The Audacity of Choice




This piece formed my introduction to the Audacity eZine published by Cynefin Road last month – to read musings on Hope by a variety of great new writers – look here



It feels as if something is ready to tip.
When I suggested the idea of this Zine and discussed it with some of the writers whose work is included I wanted to bring together the idea of hope in difficult times.

Today, as the wet looking tarmac under foot slid under my heels as I walked out of the school, I shifted my weight and accomodated the uncertainty. I passed by the grey faces of other parents, herding equally grey-faced children in the light of the grey winter morning, the only authentic marker of life being the steam of breath as it passed from their noses and mouths. The landscape is stark and it is bleak. No hope here, only a synthetic velvet coated grind to the grave.

Reflecting as I negotiated the late stragglers, oblivious boys on scooters and a dog walker being pulled along by a mob of cared for pets, I pondered the village it used to take to raise a child had been completely monetised – people working to pay someone else to bring up their children.

Responsibility is happiness, responsibilities tropes of success. There seemed not to be a lot of point to this. I saw this despair in every parent I passed, with those oblivious to the futility of all of it making grinning exceptions.
As I got back into my heap of a car, I turned on the radio. More news of the world finally going insane. The comfort of the last decade was truly a smug smile that was being lamped off of people’s faces. There will be no more bunting, no more matching kitchenalia, no more ignorance of politics. We’ve allowed the politicians to plant a massive turd on the carpet and now our noses were truly being rubbed in it. Patrick Bateman in the White House, a pale knock-off Vivienne Westwood handbag of a Thatcher in Downing Street. It all happened while we were looking down at our phones, soothed by our personalised echo chambers. We didn’t see it coming because the algorithms did not show it to us.
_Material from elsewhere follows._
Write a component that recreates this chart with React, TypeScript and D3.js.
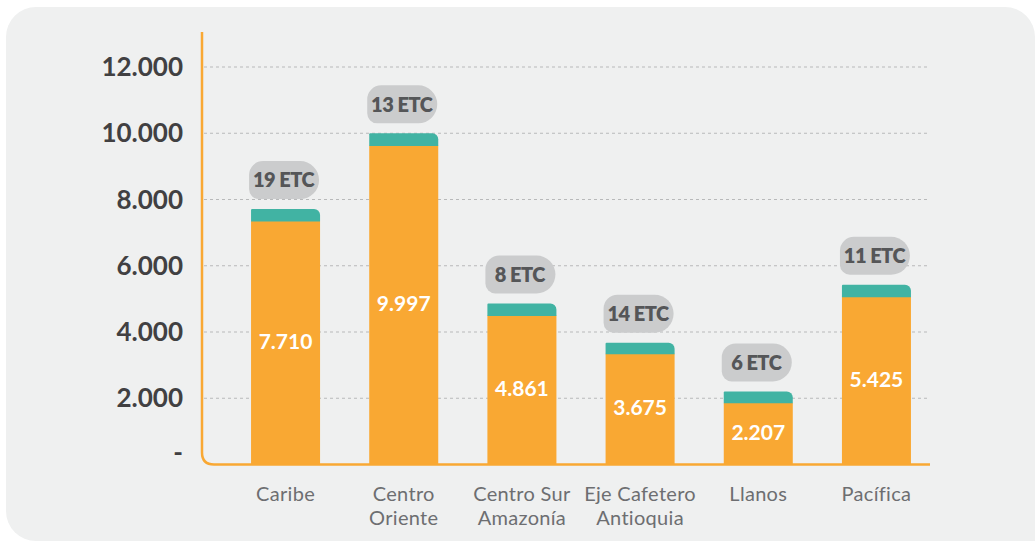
import React from 'react'
import * as d3 from 'd3'

// data
const regions = ['Caribe', 'Centro Oriente', 'Centro Sur Amazonía', 'Eje Cafetero Antioquia', 'Llanos', 'Pacífica']
const regionLines = [['Caribe'], ['Centro', 'Oriente'], ['Centro Sur', 'Amazonía'], ['Eje Cafetero', 'Antioquia'], ['Llanos'], ['Pacífica']]
const totals = [7710, 9997, 4861, 3675, 2207, 5425]
const capValues = [360, 370, 360, 330, 345, 360]
const etcCounts = [19, 13, 8, 14, 6, 11]
const yTicks = [0, 2000, 4000, 6000, 8000, 10000, 12000]
const yTickLabels = ['-', '2.000', '4.000', '6.000', '8.000', '10.000', '12.000']

const W = 1035
const H = 541
const ORANGE = '#f9a833'
const TEAL = '#41b3a3'

const fmt = (v: number) => d3.format(',')(v).replace(/,/g, '.')

// rect with separate radius per corner: tl, tr, br, bl
function roundRect(x: number, y: number, w: number, h: number, tl: number, tr: number, br: number, bl: number) {
  const p = d3.path()
  p.moveTo(x + tl, y)
  p.lineTo(x + w - tr, y)
  p.arcTo(x + w, y, x + w, y + tr, tr)
  p.lineTo(x + w, y + h - br)
  p.arcTo(x + w, y + h, x + w - br, y + h, br)
  p.lineTo(x + bl, y + h)
  p.arcTo(x, y + h, x, y + h - bl, bl)
  p.lineTo(x, y + tl)
  p.arcTo(x, y, x + tl, y, tl)
  p.closePath()
  return p.toString()
}

export default function App() {
  const x = d3.scaleBand<string>()
    .domain(regions)
    .range([202, 960])
    .paddingInner(0.416)
    .paddingOuter(0.415)
  const y = d3.scaleLinear()
    .domain([0, 12000])
    .range([464.5, 67])

  const axisX = 202
  const axisY = y(0)
  const axisEnd = 930
  const corner = 12
  const axisPath = `M${axisX},32 L${axisX},${axisY - corner} Q${axisX},${axisY} ${axisX + corner},${axisY} L${axisEnd},${axisY}`

  const bw = x.bandwidth()

  return (
    <svg width={W} height={H} style={{ position: 'absolute', left: 0, top: 0 }}>
      <rect x={0} y={0} width={W} height={H} fill="#ffffff" />
      <path d={roundRect(6, 7, W - 6, H - 7, 30, 30, 0, 30)} fill="#eff0f0" />

      {/* grid + y labels */}
      {yTicks.map((t, i) => (
        <g key={t}>
          {t > 0 && (
            <line x1={axisX + 2} x2={axisEnd} y1={y(t)} y2={y(t)}
              stroke="#b8b9ba" strokeWidth={1} strokeDasharray="3,3" />
          )}
          <text x={183} y={y(t)} dy={t === 0 ? '-0.1em' : '0.35em'} textAnchor="end"
            fontFamily="Lato" fontWeight={700} fontSize={26} fill="#414042">
            {yTickLabels[i]}
          </text>
        </g>
      ))}

      {/* bars */}
      {regions.map((r, i) => {
        const x0 = x(r) as number
        const top = y(totals[i])
        const split = y(totals[i] - capValues[i])
        const pillH = 38
        const pillBottom = top - 10
        return (
          <g key={r}>
            <rect x={x0} y={split} width={bw} height={axisY - split} fill={ORANGE} />
            <path d={roundRect(x0, top, bw, split - top + 0.5, 1, 6, 0, 0)} fill={TEAL} />
            <text x={x0 + bw / 2} y={(split + axisY) / 2} dy="0.3em" textAnchor="middle"
              fontFamily="Lato" fontWeight={700} fontSize={21} fill="#ffffff">
              {fmt(totals[i])}
            </text>
            <path d={roundRect(x0 - 2, pillBottom - pillH, bw + 1, pillH, 14, 19, 19, 10)} fill="#cbcccd" />
            <text x={x0 + bw / 2 - 2} y={pillBottom - pillH / 2} dy="0.36em" textAnchor="middle"
              fontFamily="Lato" fontWeight={800} fontSize={20} letterSpacing={-0.5} fill="#555658">
              {`${etcCounts[i]} ETC`}
            </text>
            <text x={x0 + bw / 2} y={501} textAnchor="middle"
              fontFamily="Lato" fontWeight={400} fontSize={20} letterSpacing={0.3} fill="#6d6e71">
              {regionLines[i].map((line, j) => (
                <tspan key={j} x={x0 + bw / 2} dy={j === 0 ? 0 : 24}>{line}</tspan>
              ))}
            </text>
          </g>
        )
      })}

      <path d={axisPath} fill="none" stroke={ORANGE} strokeWidth={2.5} />
    </svg>
  )
}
This life of quiet consumption has no answer for this, no solution could come from conforming now. To conform officially has the distinct flavour of being complicit to something awful.
Resistance here will not be armed insurrection, it won’t necessarily be about toppling governments. It is going to be about breaking away from comfort, slipping out from under our consumpton anaesthesia and standing for what is fair, what is right, what is just. There is no place to hide now, unless you wish to stand by a society built on hate. There are reasons to support the state of affairs as it appears to stand, in the same way that Hitler might have been supported for promotion of family values, building autobahns and boosting manufacturing in 1930s Germany.

We must take on bigotry, we must stand as a barrier against those who would blithely attempt to sweep away the rights and lives of others, we must take risks to protect those who need it and stand by those who don’t. It’s what we can actually do that counts – don’t wear a safety pin – challenge racism, homophobia and misogyny. Stand in the way of hate.
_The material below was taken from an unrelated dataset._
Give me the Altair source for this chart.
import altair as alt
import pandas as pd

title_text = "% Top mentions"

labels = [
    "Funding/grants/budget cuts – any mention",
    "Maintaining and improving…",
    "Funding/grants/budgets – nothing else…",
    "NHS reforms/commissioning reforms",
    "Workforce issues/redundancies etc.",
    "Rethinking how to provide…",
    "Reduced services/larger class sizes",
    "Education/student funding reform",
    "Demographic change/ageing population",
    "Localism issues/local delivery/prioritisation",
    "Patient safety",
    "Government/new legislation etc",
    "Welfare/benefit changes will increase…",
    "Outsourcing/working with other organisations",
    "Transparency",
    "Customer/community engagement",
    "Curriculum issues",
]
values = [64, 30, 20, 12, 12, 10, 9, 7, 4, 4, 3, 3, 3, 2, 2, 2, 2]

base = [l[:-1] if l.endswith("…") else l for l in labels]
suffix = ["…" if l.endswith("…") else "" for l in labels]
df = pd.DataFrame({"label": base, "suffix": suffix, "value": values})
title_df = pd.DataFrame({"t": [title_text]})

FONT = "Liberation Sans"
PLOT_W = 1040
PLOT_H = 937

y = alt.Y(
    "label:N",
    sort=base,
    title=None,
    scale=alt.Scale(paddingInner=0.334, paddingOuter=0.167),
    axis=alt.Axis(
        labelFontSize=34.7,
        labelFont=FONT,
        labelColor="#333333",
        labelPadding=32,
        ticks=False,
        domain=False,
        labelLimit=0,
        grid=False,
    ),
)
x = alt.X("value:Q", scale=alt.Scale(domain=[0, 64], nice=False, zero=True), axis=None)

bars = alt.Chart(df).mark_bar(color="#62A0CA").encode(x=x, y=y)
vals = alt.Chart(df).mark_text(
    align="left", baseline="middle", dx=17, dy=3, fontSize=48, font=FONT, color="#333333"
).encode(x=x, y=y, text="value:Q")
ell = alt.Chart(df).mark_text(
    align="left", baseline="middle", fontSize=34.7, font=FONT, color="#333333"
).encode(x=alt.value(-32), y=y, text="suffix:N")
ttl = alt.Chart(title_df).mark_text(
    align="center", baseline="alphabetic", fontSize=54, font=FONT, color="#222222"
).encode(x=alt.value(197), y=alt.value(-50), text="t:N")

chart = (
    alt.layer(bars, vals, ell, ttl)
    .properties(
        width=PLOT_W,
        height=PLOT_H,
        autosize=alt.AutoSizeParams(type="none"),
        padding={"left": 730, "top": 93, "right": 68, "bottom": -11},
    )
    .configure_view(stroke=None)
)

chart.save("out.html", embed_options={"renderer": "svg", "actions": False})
There is no hope now, there is only choice. And I’m not choosing this.

#Resist

2 comments

  1. Mike Finn · February 15, 2017

    Thank you. This is perfect. I’ve been experiencing something close to grief that is slowly becoming rage. This helped to ground me. Please, write more.

    Liked by 1 person

  2. Reece · February 23, 2017

    Thankyou for this. We can’t stay silent, we can’t ignore it any longer. Time to stand up and resist!